Political will comes with political capital – and this government has the weakest of them all, in terms of its parliamentary strength. So, the revenues measures needed to keep the system from falling away every now and then, are the toughest, and will remain so under this government. Not all revenue measures are unjust – especially when there is a massive backlog of unadjusted arrears. But the consumers and the system would not care about whose fault it was in the first place.

Making most consumers pay for the true cost of power should not even be up for debate. Prior inactions do make matters worse, but it is a bitter pill that has to be taken, Earlier, the better, or the system could be in a shape so bad that will make the yesteryear mess look like little problems. But that must be simultaneously supported with reform actions, some of which just need direction and competence, and not a whole lot of political will.

That the system losses are a massive drag is known to all. That privatization is the only way out of it, is no secret either. Yet, showing nothing on this front, year after year, with thousands of pages written on the merits of privatization discos and getting away with inefficient gencos – will achieve nothing. That is where, any revenue measure, in absence of efforts to reduce losses, improve efficiencies, introduce transparency, automation, and market opening – will always be met with skepticism.

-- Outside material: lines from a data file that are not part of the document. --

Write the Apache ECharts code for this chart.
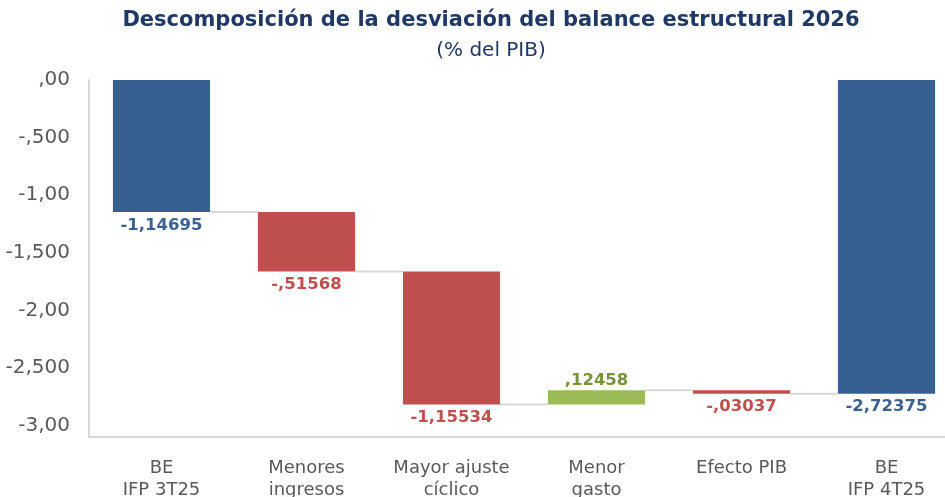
<!DOCTYPE html>
<html><head><meta charset="utf-8">
<script src="https://cdn.jsdelivr.net/npm/echarts@6/dist/echarts.min.js"></script>
<style>html,body{margin:0;padding:0;background:#fff;overflow:hidden}#c{width:945px;height:497px}</style>
</head><body><div id="c"></div>
<script>
const categories = ['BE\nIFP 3T25', 'Menores\ningresos', 'Mayor ajuste\ncíclico', 'Menor\ngasto', 'Efecto PIB', 'BE\nIFP 4T25'];
const changes = [-1.14695, -0.51568, -1.15534, 0.12458, -0.03037, -2.72375];
const isTotal = [true, false, false, false, false, true];
const yTickValues = [0, -0.5, -1, -1.5, -2, -2.5, -3];
const yTickLabels = [',00', '-,500', '-1,00', '-1,500', '-2,00', '-2,500', '-3,00'];

const BLUE = '#36608F', RED = '#C0504D', GREEN = '#9BBB59';
const BLUE_T = '#3B6190', RED_T = '#C0504D', GREEN_T = '#77933C';

// waterfall levels
let run = 0;
const startLv = [], endLv = [];
changes.forEach((v, i) => {
  if (isTotal[i]) { startLv.push(0); endLv.push(v); run = v; }
  else { startLv.push(run); run = run + v; endLv.push(run); }
});
const baseData = changes.map((v, i) => Math.max(startLv[i], endLv[i]));
const barData = changes.map((v, i) => Math.min(startLv[i], endLv[i]) - Math.max(startLv[i], endLv[i]));
function colorOf(i) { return isTotal[i] ? BLUE : (changes[i] >= 0 ? GREEN : RED); }
function tcolorOf(i) { return isTotal[i] ? BLUE_T : (changes[i] >= 0 ? GREEN_T : RED_T); }
function fmt(v) {
  let s = Math.abs(v).toFixed(5).replace('.', ',');
  if (s.startsWith('0,')) s = s.slice(1);
  return (v < 0 ? '-' : '') + s;
}

const chart = echarts.init(document.getElementById('c'));
const FONT = 'DejaVu Sans';
chart.setOption({
  animation: false,
  title: [
    { text: 'Descomposición de la desviación del balance estructural 2026', left: 486, top: 5, textAlign: 'center',
      textStyle: { fontFamily: FONT, fontSize: 21, fontWeight: 'bold', color: '#1F3864' } },
    { text: '(% del PIB)', left: 486, top: 36, textAlign: 'center',
      textStyle: { fontFamily: FONT, fontSize: 20, fontWeight: 'normal', color: '#1F3864' } }
  ],
  grid: { left: 89, right: -14, top: 80, bottom: 60, containLabel: false, outerBoundsMode: 'none' },
  xAxis: {
    type: 'category', data: categories,
    axisLine: { onZero: false, lineStyle: { color: '#D9D9D9', width: 2 } },
    axisTick: { show: false },
    axisLabel: { fontFamily: FONT, fontSize: 18, color: '#595959', margin: 20, lineHeight: 22, interval: 0 }
  },
  yAxis: {
    type: 'value', min: -3.1, max: 0,
    axisLine: { show: true, lineStyle: { color: '#D9D9D9', width: 2 } },
    axisTick: { show: false },
    splitLine: { show: false },
    axisLabel: { customValues: yTickValues, fontFamily: FONT, fontSize: 20, color: '#595959', margin: 19, padding: [5, 0, 0, 0],
      formatter: v => { const k = yTickValues.findIndex(t => Math.abs(t - v) < 1e-9); return k >= 0 ? yTickLabels[k] : ''; } }
  },
  series: [
    { type: 'bar', stack: 'w', data: baseData, barWidth: '67%', itemStyle: { color: 'transparent' }, silent: true },
    { type: 'bar', stack: 'w', data: barData.map((v, i) => ({ value: v, itemStyle: { color: colorOf(i) },
        label: { show: true, position: changes[i] >= 0 ? 'top' : 'bottom', distance: changes[i] >= 0 ? 1 : 5,
          formatter: () => fmt(changes[i]), color: tcolorOf(i), fontFamily: FONT, fontWeight: 'bold', fontSize: 16.5 } })),
      barWidth: '67%', z: 3 },
    { type: 'custom', z: 1, data: endLv.slice(0, -1).map((v, i) => [i, v]),
      renderItem: (params, api) => {
        const i = api.value(0), lv = api.value(1);
        const p = api.coord([i, lv]);
        const band = api.size([1, 0])[0];
        const bw = band * 0.67;
        return { type: 'line', shape: { x1: p[0] + bw / 2, y1: p[1], x2: p[0] + band - bw / 2, y2: p[1] },
          style: { stroke: '#D9D9D9', lineWidth: 2 } };
      } }
  ]
});
</script></body></html>
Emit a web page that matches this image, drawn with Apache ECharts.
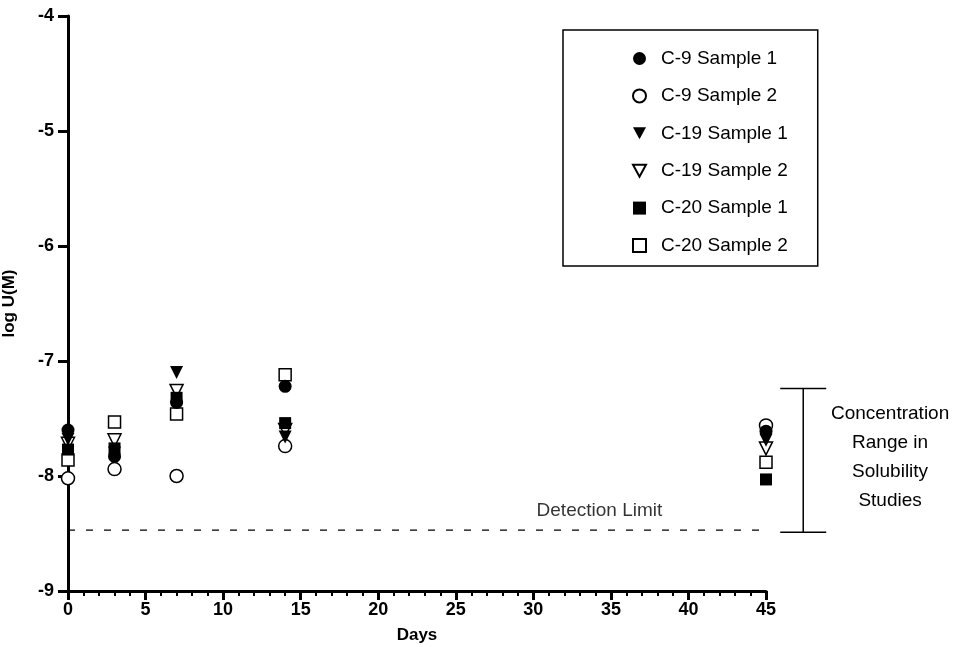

That is where the idea of introducing surcharges to deal with the massive stock of circular debt (Rs2 trillion and growing) will not have many supporters. No price increase is ever welcome by the consumers, but when revenue measures are a plain admission of failure to reform, they won’t even get the nod from those looking at things on rationale. The mess is getting messier – and no amount of tweeting or chest thumping in the parliament will stop it. It needs fixing. Soon.